[Code that draws figures]

== == ==

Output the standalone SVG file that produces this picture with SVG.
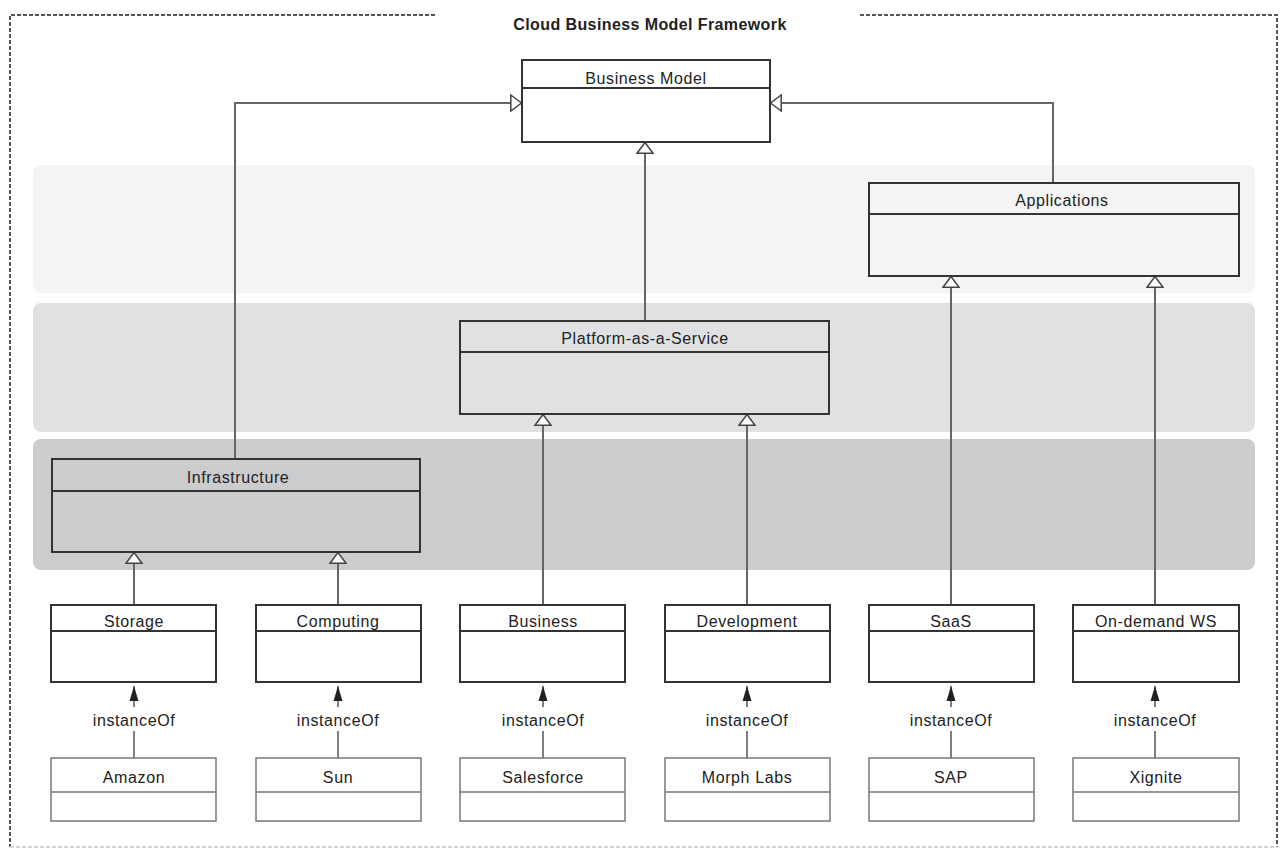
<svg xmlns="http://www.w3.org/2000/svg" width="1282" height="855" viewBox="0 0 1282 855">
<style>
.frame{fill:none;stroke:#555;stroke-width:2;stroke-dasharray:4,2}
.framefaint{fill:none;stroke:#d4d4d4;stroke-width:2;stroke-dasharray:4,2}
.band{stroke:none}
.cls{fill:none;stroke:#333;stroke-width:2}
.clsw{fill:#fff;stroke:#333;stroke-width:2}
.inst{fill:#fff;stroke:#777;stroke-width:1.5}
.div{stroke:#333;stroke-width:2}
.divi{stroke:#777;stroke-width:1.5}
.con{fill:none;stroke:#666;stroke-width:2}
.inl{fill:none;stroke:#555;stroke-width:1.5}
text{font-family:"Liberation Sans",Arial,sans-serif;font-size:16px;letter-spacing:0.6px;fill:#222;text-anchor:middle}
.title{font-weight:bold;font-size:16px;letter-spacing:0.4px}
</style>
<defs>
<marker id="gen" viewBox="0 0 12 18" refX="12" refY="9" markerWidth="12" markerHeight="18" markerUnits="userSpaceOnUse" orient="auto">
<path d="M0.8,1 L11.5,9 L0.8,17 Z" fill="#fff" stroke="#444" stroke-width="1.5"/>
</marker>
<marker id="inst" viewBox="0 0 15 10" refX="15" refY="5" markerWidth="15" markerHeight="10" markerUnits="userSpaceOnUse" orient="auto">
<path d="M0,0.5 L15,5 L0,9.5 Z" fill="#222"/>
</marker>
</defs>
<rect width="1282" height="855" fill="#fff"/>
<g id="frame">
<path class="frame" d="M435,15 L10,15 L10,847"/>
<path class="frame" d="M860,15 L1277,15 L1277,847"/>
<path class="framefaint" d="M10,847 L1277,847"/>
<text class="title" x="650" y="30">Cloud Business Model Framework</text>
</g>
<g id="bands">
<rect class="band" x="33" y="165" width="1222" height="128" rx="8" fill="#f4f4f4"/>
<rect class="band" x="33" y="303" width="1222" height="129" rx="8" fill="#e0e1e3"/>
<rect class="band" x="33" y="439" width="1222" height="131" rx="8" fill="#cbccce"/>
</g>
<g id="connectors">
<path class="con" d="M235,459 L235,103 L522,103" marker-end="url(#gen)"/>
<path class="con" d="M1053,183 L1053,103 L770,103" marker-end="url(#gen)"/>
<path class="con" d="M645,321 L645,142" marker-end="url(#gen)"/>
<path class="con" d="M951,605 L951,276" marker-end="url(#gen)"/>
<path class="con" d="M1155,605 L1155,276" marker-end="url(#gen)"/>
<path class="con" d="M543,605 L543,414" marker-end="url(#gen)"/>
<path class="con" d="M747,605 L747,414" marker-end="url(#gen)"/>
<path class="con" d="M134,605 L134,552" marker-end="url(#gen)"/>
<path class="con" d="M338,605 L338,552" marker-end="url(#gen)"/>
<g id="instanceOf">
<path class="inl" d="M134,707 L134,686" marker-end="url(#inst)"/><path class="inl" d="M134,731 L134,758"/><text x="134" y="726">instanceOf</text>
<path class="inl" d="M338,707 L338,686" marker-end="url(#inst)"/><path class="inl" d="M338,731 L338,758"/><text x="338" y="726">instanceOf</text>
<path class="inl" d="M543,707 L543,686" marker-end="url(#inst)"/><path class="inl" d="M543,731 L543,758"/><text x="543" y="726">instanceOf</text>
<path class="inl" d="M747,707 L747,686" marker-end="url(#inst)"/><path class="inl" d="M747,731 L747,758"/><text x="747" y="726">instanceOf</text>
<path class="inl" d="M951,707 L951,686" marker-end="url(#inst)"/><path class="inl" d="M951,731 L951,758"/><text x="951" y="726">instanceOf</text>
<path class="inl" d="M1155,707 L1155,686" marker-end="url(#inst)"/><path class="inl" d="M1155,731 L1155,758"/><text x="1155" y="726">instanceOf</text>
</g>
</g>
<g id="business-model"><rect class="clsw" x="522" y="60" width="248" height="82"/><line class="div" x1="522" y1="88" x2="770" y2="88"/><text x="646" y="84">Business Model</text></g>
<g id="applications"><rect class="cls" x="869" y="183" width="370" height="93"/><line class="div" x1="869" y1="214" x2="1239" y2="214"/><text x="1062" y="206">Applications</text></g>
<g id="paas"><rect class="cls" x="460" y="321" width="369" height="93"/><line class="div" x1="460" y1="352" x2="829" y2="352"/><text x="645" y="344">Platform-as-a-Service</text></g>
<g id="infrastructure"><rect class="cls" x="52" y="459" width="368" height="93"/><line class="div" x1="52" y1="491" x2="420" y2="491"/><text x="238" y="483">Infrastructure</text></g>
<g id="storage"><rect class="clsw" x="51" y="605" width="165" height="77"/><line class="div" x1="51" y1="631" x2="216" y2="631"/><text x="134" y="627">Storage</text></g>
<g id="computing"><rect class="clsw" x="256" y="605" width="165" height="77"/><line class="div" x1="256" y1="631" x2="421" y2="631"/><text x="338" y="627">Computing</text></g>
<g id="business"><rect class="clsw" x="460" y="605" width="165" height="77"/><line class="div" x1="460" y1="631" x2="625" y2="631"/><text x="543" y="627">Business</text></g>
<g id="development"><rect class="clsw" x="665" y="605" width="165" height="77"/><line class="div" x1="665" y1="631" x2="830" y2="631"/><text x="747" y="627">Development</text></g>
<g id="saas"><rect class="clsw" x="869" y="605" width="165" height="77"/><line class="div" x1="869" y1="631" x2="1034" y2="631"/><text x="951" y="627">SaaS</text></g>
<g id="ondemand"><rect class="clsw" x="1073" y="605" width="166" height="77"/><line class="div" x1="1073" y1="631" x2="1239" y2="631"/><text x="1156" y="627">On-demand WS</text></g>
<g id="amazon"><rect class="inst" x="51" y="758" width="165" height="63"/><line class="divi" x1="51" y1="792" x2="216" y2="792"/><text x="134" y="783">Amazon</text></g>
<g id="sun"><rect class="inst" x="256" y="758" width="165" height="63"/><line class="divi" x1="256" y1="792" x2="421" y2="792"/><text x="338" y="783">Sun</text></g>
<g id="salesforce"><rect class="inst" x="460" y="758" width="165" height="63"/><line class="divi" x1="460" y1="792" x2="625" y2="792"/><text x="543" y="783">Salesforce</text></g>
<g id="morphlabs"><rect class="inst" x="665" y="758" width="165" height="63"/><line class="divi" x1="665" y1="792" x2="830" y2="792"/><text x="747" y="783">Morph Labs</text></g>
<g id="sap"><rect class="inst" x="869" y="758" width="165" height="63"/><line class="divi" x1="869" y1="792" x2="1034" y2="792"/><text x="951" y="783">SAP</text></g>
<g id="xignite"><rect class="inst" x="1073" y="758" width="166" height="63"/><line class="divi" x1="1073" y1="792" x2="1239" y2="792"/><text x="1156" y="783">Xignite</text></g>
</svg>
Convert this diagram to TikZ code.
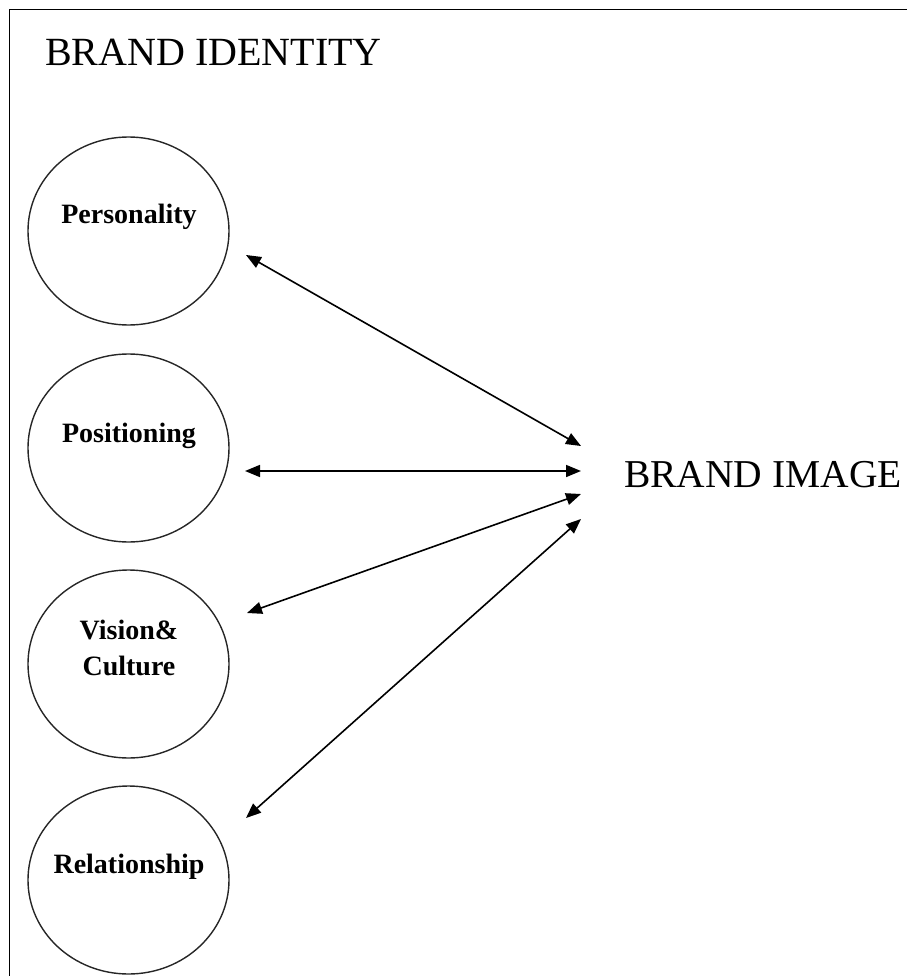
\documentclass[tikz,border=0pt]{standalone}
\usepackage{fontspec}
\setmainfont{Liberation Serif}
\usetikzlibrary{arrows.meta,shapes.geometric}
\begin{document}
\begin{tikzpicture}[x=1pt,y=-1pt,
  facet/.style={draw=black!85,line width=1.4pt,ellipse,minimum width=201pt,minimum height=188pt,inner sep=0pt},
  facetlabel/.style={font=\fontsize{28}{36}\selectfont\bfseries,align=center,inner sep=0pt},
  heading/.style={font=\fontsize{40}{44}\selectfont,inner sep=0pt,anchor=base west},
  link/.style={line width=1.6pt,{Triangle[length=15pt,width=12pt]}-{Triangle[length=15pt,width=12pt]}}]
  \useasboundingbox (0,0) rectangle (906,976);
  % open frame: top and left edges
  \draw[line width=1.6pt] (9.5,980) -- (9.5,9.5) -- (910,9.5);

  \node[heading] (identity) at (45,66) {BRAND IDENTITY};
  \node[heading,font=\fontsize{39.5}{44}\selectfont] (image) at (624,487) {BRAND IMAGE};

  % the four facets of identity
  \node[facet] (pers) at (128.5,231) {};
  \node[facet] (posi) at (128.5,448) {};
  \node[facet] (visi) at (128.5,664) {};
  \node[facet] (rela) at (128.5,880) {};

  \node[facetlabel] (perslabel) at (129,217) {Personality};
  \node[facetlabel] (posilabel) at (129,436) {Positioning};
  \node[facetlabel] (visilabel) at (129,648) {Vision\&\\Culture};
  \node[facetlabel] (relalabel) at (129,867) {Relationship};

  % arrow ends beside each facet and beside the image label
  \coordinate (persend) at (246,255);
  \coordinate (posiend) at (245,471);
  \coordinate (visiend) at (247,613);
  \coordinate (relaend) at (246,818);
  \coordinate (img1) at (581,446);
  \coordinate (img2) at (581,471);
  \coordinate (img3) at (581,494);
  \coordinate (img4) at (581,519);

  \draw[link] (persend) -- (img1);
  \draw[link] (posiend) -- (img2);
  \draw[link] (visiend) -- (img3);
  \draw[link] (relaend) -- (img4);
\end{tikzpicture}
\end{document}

== == ==

> **Aim**
List each line of the records that holds the string "this".

> **Task output**
Output the standalone SVG file that produces this picture with SVG.
Convert this diagram to TikZ code.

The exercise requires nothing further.